Regia di Olivier Assayas vedi scheda film
Anche ad una seconda visione, questa volta in versione doppiata, non vengono meno - ma anzi si acuiscono - le perplessità nei confronti di un'opera controversa e pretenziosa che sfocia nel ridicolo in molte occasioni, soprattutto grazie a fantasmini ed ectoplasmi ridicoli o insistenti sms con l'aldila.
FESTIVAL DI CANNES 2016 - CONCORSO
Gran pasticcio, almeno secondo il mio punto di vista (ma il film ha avuto i suoi ferventi sostenitori, oltre che sonori fischi in proiezione stampa) per Assayas, che, come già successo in passato, cadenzia la sua carriera in modo discontinuo, passando da film notevoli e profondi, ambiziosi e cinefili come rispettivamente Qualcosa nell'aria, Sils Maria, Carlos e Irma Vep, a pochezze autolesioniste e distruttive come Demonlover o Boarding Gate.

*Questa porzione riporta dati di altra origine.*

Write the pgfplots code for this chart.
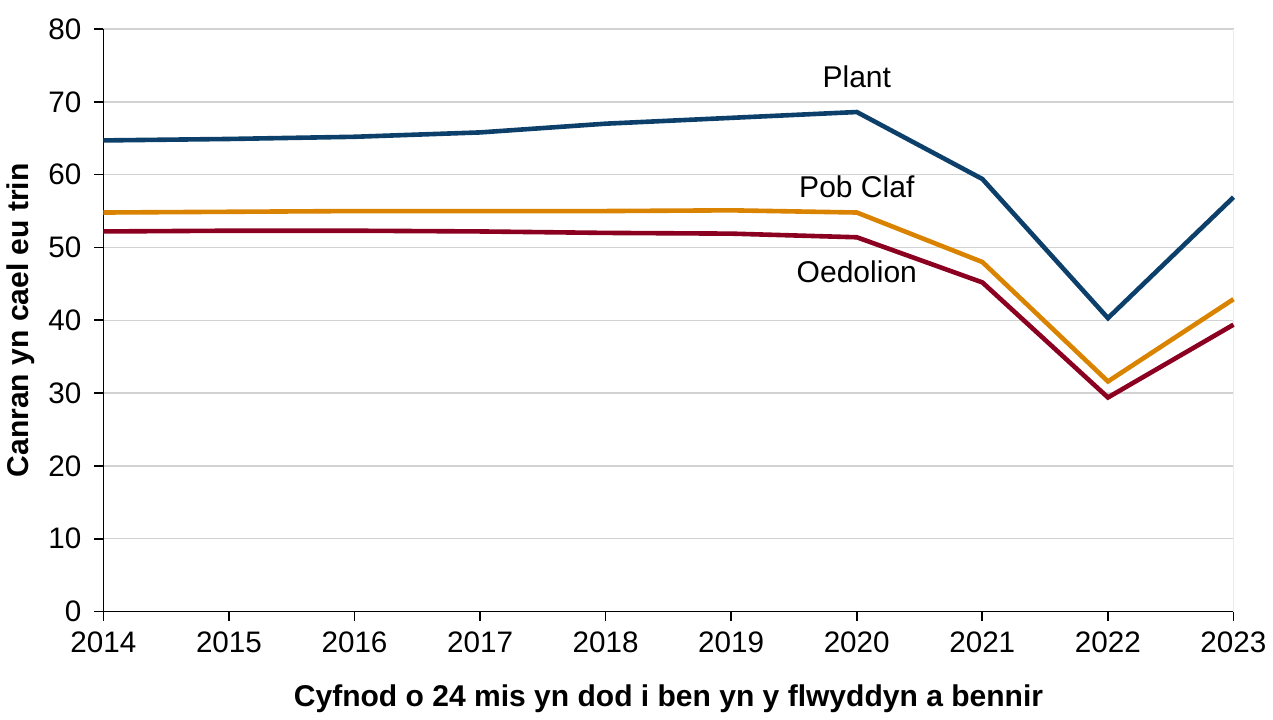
\documentclass[border=0pt]{standalone}
\usepackage{pgfplots}
\pgfplotsset{compat=1.18}
\usepackage{fontspec}
\setmainfont{Liberation Sans}

\definecolor{plantblue}{RGB}{12,64,106}
\definecolor{poborange}{RGB}{217,131,0}
\definecolor{oedred}{RGB}{139,0,32}

\begin{document}
\begin{tikzpicture}
\begin{axis}[
    name=main,
    scale only axis,
    width=564.5pt, height=291pt,
    xmin=2014, xmax=2023,
    ymin=0, ymax=80,
    xtick={2014,...,2023},
    ytick={0,10,...,80},
    /pgf/number format/assume math mode=true,
    xticklabel style={/pgf/number format/1000 sep={}, yshift=-2pt},
    yticklabel style={xshift=-3pt},
    tick label style={font=\fontsize{14.8}{17}\selectfont},
    axis x line*=bottom,
    axis y line*=left,
    axis line style={black, line width=0.8pt},
    tick style={black, line width=0.8pt},
    tick align=outside,
    major tick length=4.5pt,
    ymajorgrids=true,
    grid style={gray!35, line width=0.7pt},
    xlabel={Cyfnod o 24 mis yn dod i ben yn y flwyddyn a bennir},
    ylabel={Canran yn cael eu trin},
    label style={font=\fontsize{15}{17}\selectfont\bfseries},
    xlabel style={yshift=-9pt},
    ylabel style={yshift=0pt},
    clip=false,
]
\draw[gray!15, line width=0.7pt] (axis cs:2023,0) -- (axis cs:2023,80);
\addplot[plantblue, line width=2.3pt] coordinates {
(2014,64.7)(2015,64.9)(2016,65.2)(2017,65.8)(2018,67.0)(2019,67.8)(2020,68.6)(2021,59.4)(2022,40.3)(2023,56.9)};
\addplot[poborange, line width=2.3pt] coordinates {
(2014,54.8)(2015,54.9)(2016,55.0)(2017,55.0)(2018,55.0)(2019,55.1)(2020,54.8)(2021,48.0)(2022,31.6)(2023,42.9)};
\addplot[oedred, line width=2.3pt] coordinates {
(2014,52.2)(2015,52.3)(2016,52.3)(2017,52.2)(2018,52.0)(2019,51.9)(2020,51.4)(2021,45.2)(2022,29.4)(2023,39.4)};
\node[font=\fontsize{15}{17}\selectfont] at (axis cs:2020,73.4) {Plant};
\node[font=\fontsize{15}{17}\selectfont] at (axis cs:2020,58.3) {Pob Claf};
\node[font=\fontsize{15}{17}\selectfont] at (axis cs:2020,46.6) {Oedolion};
\end{axis}
\path (main.north west) ++(0,14.5pt) coordinate (top);
\path (top) -- (main.north west);
\end{tikzpicture}
\end{document}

Qui nuovamente Kirsten Stewart, già presente nel citato Sils Maria, riprende un lavoro simile al precedente film, ma ancora più avveniristico e, ammettiamolo, inutile ed assurdo: si occupa del guardaroba di una guru del mondo dei media, celebrità che non è dato capire (o almeno io non l'ho capito) a quale ramo d'arte o di intrattenimento di riferisca.
Come se non bastasse la protagonista è pure una sensitiva (ma si, facciamoci del male!), ed essendo il fratello gemello deceduto da poco per un problema al cuore - circostanza che le fa pensare ad una disfunzione genetica in comune o che la vede coinvolta nello stesso modo ad un rischio di morte probabile - si prodiga a frequentare case stregate o note per la presenza di anime piuttosto comunicative, per cercare di entrare in contatto con il deceduto, per ottenere informazioni importanti su cosa c'è al di là della vita, e per venire incontro ad in patto tra fratelli intercorso tra i due.
Se la trama è assurda, cosi' come la svolta gialla dagli esiti risibili, la rappresentazione del mistero, con fantasmini che appaiono svolazzanti, o i bicchieri che librano nell'aere e si sfracellano sul pavimento, è avvilente, demoralizzante, impossibile da prendere con la serietà che il regista in fondo si merità, e dimostra nel pur valido cineasta, una tendenza mortifera all'autolesionismo che lascia segni indelebili nella sua carriera, e getta sconcerto su molta parte di noi spettatori, non disponibili a rimanere incastrati in tali costruzioni egocentriche e ricattatorie.
Senza dubbio tra gli scult assoluti del concorso, anche se Sean Penn, pure lui in gara, è riuscito a fare ancora di peggio.